AIM OF THE EXERCISE: Extract word for word the lines of the listing from its start to the line holding "lw=3.6, zorder=3, solid_joinstyle='miter')", both ends kept; pictures are not part of the copy.

DATA EXCERPT:
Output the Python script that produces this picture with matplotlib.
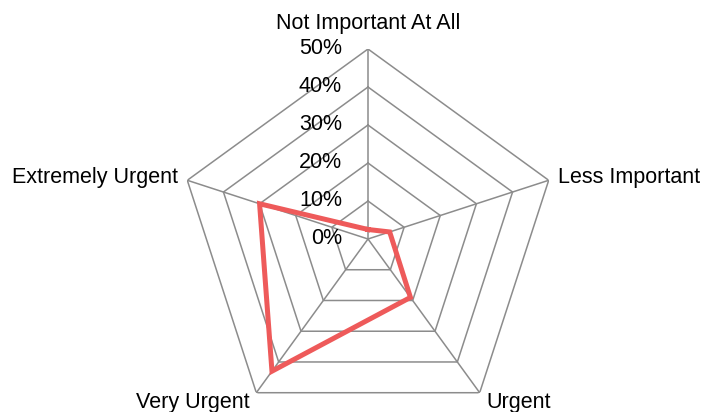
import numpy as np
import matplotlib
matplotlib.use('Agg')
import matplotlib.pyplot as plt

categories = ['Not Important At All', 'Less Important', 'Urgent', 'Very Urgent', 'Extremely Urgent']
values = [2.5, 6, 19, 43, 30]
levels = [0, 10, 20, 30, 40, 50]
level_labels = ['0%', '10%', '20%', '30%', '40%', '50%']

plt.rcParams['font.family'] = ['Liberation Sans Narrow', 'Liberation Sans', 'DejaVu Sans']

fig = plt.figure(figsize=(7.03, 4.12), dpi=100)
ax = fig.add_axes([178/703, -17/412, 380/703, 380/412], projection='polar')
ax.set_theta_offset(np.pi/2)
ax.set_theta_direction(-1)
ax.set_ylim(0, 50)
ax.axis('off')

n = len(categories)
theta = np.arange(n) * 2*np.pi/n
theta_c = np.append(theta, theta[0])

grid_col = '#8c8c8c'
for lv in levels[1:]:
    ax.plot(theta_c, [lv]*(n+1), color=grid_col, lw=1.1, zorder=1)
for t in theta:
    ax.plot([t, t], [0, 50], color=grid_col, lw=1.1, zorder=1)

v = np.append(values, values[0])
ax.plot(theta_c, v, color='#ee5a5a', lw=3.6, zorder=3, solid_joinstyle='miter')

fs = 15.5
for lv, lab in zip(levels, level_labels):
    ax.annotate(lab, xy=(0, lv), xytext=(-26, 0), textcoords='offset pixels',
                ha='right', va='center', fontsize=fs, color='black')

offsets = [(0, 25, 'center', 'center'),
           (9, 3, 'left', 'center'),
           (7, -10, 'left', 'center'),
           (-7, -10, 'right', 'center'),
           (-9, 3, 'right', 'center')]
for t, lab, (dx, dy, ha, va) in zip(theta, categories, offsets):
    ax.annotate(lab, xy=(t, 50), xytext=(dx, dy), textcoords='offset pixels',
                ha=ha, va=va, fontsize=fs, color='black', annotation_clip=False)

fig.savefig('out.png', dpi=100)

COMPLETE ANSWER:
Output the Python script that produces this picture with matplotlib.
import numpy as np
import matplotlib
matplotlib.use('Agg')
import matplotlib.pyplot as plt

categories = ['Not Important At All', 'Less Important', 'Urgent', 'Very Urgent', 'Extremely Urgent']
values = [2.5, 6, 19, 43, 30]
levels = [0, 10, 20, 30, 40, 50]
level_labels = ['0%', '10%', '20%', '30%', '40%', '50%']

plt.rcParams['font.family'] = ['Liberation Sans Narrow', 'Liberation Sans', 'DejaVu Sans']

fig = plt.figure(figsize=(7.03, 4.12), dpi=100)
ax = fig.add_axes([178/703, -17/412, 380/703, 380/412], projection='polar')
ax.set_theta_offset(np.pi/2)
ax.set_theta_direction(-1)
ax.set_ylim(0, 50)
ax.axis('off')

n = len(categories)
theta = np.arange(n) * 2*np.pi/n
theta_c = np.append(theta, theta[0])

grid_col = '#8c8c8c'
for lv in levels[1:]:
    ax.plot(theta_c, [lv]*(n+1), color=grid_col, lw=1.1, zorder=1)
for t in theta:
    ax.plot([t, t], [0, 50], color=grid_col, lw=1.1, zorder=1)

v = np.append(values, values[0])
ax.plot(theta_c, v, color='#ee5a5a', lw=3.6, zorder=3, solid_joinstyle='miter')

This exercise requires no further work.